Le rare immagini in cui viene sorpreso sorridente fanno invece sospettare un carattere mite e sereno. Ma rivoluzionario, nella musica, lo è stato veramente. Woody Shaw è stato l’ultimo anello di una fulgida tradizione, marchiata a fuoco dalla militanza in quella “scuola di alta specializzazione” che furono i Jazz Messengers di Art Blakey. Una tradizione di trombettisti superlativi, il cui elenco – solo parziale – compendia più di metà della storia del jazz : Clifford Brown, Kenny Dorham, Lee Morgan, Freddie Hubbard e appunto Woody Shaw. E ancora dopo di lui Wynton Marsalis e Terence Blanchard che oggi calcano le scene da riveriti maestri.

Siamo quindi perfettamente al centro della corrente principale della musica afroamericana. Woody, classe 1944, uscì alla ribalta già negli anni sessanta, collaborando con artisti di prima grandezza, come Eric Dolphy o Larry Young, e militando nelle principali formazioni dell’hard bop, il Quintetto di Horace Silver prima ed i Jazz Messengers all’inizio degli anni settanta. Intraprese poi una carriera solista improntata al rigore ed alla qualità. Riuscì a mettere a punto uno stile proprio, ricollegandosi all’improvvisazione modale perfezionata da Miles Davis, per poi trasferire sulla tromba l’approccio di John Coltrane, elaborando una sintesi più avanzata della lezione dei due giganti. Un esperimento portato avanti, sulla stessa lunghezza d’onda, ma con accenti forse ancora più radicali, dal contemporaneo trombettista Charles Tolliver.

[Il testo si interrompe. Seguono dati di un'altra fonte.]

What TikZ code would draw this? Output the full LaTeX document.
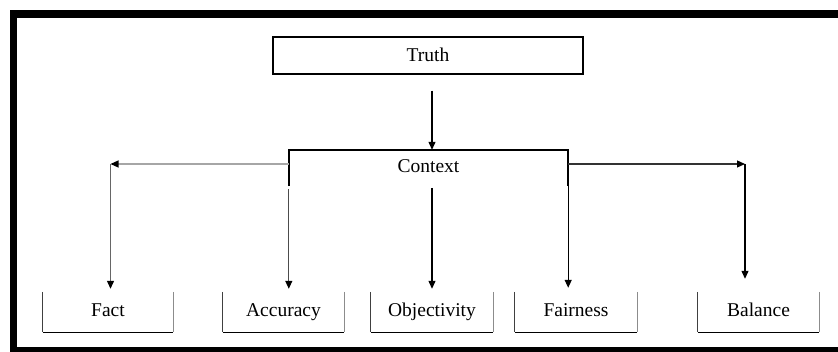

I dischi incisi per la Columbia alla fine degli anni settanta“Steppin Stone” o “Rosewood” per citare i titoli più noti – mostrano un artista maturo ed autorevole, un maestro dell’improvvisazione modale. La sua tromba aveva un timbro perfettamente riconoscibile, arioso e leggero, ma tutt’altro che esile, perfettamente in grado di esprimere tutte le sfumature dal lirismo più sottile al fuoco più incandescente. Non sono assolutamente da meno le registrazioni effettuate per l’etichetta Muse nello stesso decennio, con particolare riferimento ad album quali “Cassandranite” inciso nel 1965 ma pubblicato solo nel 1983, e “The Moontrane” del 1974. In realtà tutte le registrazioni effettuate in studio sulle etichette Contemporary (tra cui il superbo Blackstone Legacy del 1970), Muse e Columbia costituiscono un “corpus” unico, assai omogeneo e di altissimo profilo, nel quale risulta difficile estrapolare i singoli lavori. Purtroppo le indispensabili raccolte The Complete Columbia Albums e The Complete Muse Recordings su Mosaic risultano ormai da tempo fuori catalogo. Vanno poi ricordati gli innumerevoli album dal vivo pubblicati sia in vita che postumi, per varie etichette: Elektra Musician, RED Records, Highnote, Elemental etc. tutti meritevoli della massima attenzione.

Woody è stato, come tutti i grandi, anche uno scopritore di talenti ed un maestro in senso letterale. Nei suoi gruppi si sono avvicendati dei giovani che hanno poi “fatto carriera” come il pianista Mulgrew Miller, il trombonista Steve Turre ed il batterista Victor Lewis. Da ricordare anche i magnifici dischi incisi negli anni ottanta insieme all’amico fraterno Freddie Hubbard (“Double Take” e “The Eternal Triangle”) e poi riuniti in un doppio album della Blue Note. Con il passare degli anni i problemi alla vista peggiorarono drammaticamente. Woody divenne semicieco. Una sera d’inverno del 1989, dopo una serata da spettatore al Village Vanguard, invece di farsi dare il solito passaggio dagli amici musicisti, non si sa bene perché, decise di tornare a casa da solo. Tragicamente non arrivò mai a destinazione. Finì inspiegabilmente tra i binari della metropolitana, e morì mesi dopo in ospedale a causa delle complicazioni dovute all’incidente.

Una breve riflessione in merito di Paolo Fresu: quale è stata l’influenza di Woody Shaw sui trombettisti della tua generazione?

Bisogna purtroppo ammettere che l’influenza di Woody Shaw sulle nuove generazioni è stata inferiore ai grandi meriti di questo musicista, peraltro dalla vita relativamente breve e sfortunata. Shaw aveva un approccio “verticale” all’improvvisazione sulla tromba, molto originale ed atipico, derivato più dall’influenza di grandi sassofonisti come John Coltrane, che da quella di altri trombettisti. Pertanto il suo approccio è rimasto un po’ schiacciato tra quelle che, tanto per semplificare, sono le due grandi “scuole” della tromba jazz : quella “lirico-melodica” di Chet Baker e Miles Davis da una parte, e quella tipicamente “hard bop” di Clifford Brown e Freddie Hubbard dall’altra. Assolutamente meritoria qualsiasi iniziativa finalizzata a voler riportare l’attenzione su un grande musicista la cui fama ha rischiato di rimanere circoscritta ai soli “addetti ai lavori”. (Articolo parzialmente pubblicato sul settimanale LEFT del 26 settembre 2008).